A merger is a combination of two (or more) companies coming together under one operating umbrella in hopes of creating corporate efficiency over and above what any one could accomplish on their own. In general, a merger occurs when a company finds benefit in combining business operations with another company in a way that will contribute to increased shareholder value. A merger extinguishes the merged corporation, and the surviving corporation assumes all the rights, privileges, and liabilities of the merged corporation. Most mergers are accomplished after both companies agree on specific details including cost, legal structure, employee retainment and management hierarchy.
Although used synonymously, merger and acquisitions (M&A) have different features. An acquisition is the purchase of one company by another in which no new company is formed. The less important company loses its identity and becomes part of the more important corporation, which retains its identity. This can be voluntarily or by other persuasive actions such as tender offers.

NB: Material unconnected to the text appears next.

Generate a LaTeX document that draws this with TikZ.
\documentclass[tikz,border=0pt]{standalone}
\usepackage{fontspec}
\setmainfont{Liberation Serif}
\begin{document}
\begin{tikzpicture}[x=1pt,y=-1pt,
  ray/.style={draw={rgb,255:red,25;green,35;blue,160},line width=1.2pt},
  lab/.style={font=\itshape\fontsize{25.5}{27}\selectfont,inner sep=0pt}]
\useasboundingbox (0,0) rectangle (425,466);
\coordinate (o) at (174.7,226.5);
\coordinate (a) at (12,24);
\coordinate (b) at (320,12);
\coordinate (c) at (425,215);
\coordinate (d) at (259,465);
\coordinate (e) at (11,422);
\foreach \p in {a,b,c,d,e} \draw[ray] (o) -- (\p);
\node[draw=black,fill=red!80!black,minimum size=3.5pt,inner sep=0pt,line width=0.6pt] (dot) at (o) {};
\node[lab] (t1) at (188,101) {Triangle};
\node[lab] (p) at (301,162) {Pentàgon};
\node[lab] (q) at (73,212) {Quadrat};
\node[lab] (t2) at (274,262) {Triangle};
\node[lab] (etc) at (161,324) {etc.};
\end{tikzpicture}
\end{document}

There are four types of mergers and acquisitions; horizontal, vertical, congeneric or conglomerate. In a horizontal merger, one firm acquires another firm that produces and sells an identical or similar product in the same geographic area and thereby eliminates competition between the two firms. For example, one beer manufacturer might purchase another. Conversely, a vertical merger entails expanding forward or backward in the chain of distribution, toward the source of raw materials. For example, an auto parts manufacturer might purchase a retail auto parts store. A congeneric merger occurs between firms in the same general industry but having no mutual buyer-seller relationship, such as a merger between a bank and a leasing company. Conglomerate mergers encompass all other acquisitions including pure conglomerate transactions where the merging parties have no evident relationship.